Asylum System Reform
Advocating for a fair, transparent and efficient asylum process that respects the dignity of asylum seekers and their families.
JRS Ireland works to bring about positive structural changes to the asylum system that directly benefit persons in need of protection.
It is widely accepted that the Irish asylum system has historically been ‘not fit for purpose’ with applicants spending years in the system with no end in sight.
JRS Ireland advocated for years that the root problem was the fractured and unwieldy structure of the asylum determination process which led to a situation where a significant number of asylum seekers waited excessive periods of time with their lives effectively on hold.
The significant constraints relating to work, income and education that asylum seekers must endure whilst residing in Direct Provision are exacerbated by delay. Prolonged periods of residence can result in significant human costs, impacting on physical and mental health, on skills and training, family relationships and the ability of asylum seekers to participate in society.
Life in Direct Provision, a system which may have merit as a form of short-term secure accommodation, effectively becomes inhumane and cruel if it has to be endured on a long-term basis. In the experience of JRS Ireland, the length of time people have to spend in the Direct Provision system is the single greatest challenge to our mission to accompany, serve and advocate for the cause of the forcibly displaced.
However, reform of the system is possible.
In June 2015, the Working Group on the Protection Process published its final report (McMahon Report), which set out 173 recommendations for improvements to the asylum determination process, living conditions in Direct Provision and supports for asylum seekers.
Since the publication of the McMahon Report, there has been considerable progress in resolving the situation of the more than 2,000 persons who were in the system continuously for 5 or more years.

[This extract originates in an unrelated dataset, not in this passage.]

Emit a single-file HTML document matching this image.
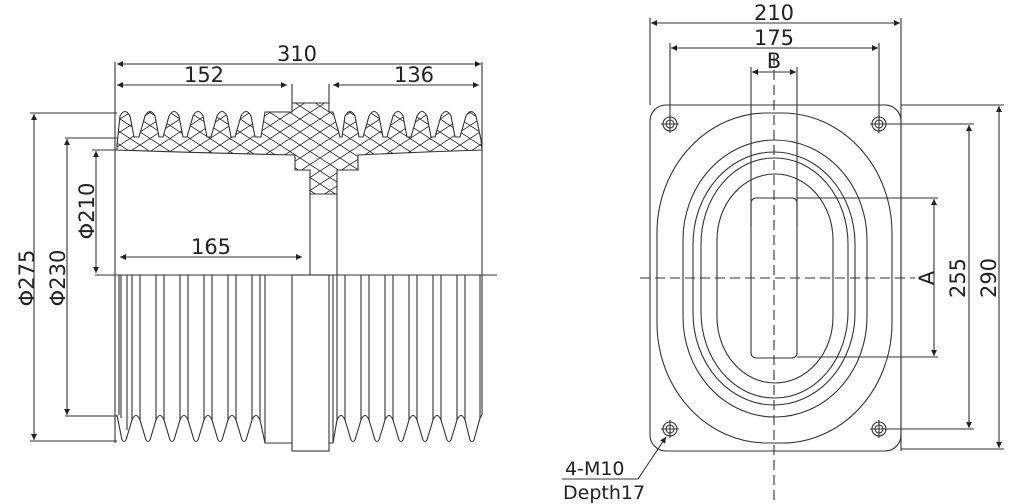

However, the implementation of key recommendations relating to living conditions and supports, has been uneven and considerably slower. Recommendations relating to cooking facilities and additional living space for families remained largely unimplemented until early 2017 and the increases in the Direct Provision weekly allowance fell far short of Working Group proposals. The Government also initially rejected the Working Group recommendation that protection applicants should be able to access the labour market if certain conditions were met. Progress is expected in 2018-2019 with the development and implementation of standards for the system of Direct Provision.
JRS Ireland continues to advocate for the full implementation of the McMahon Report to ensure respect for the dignity of all persons in need of protection.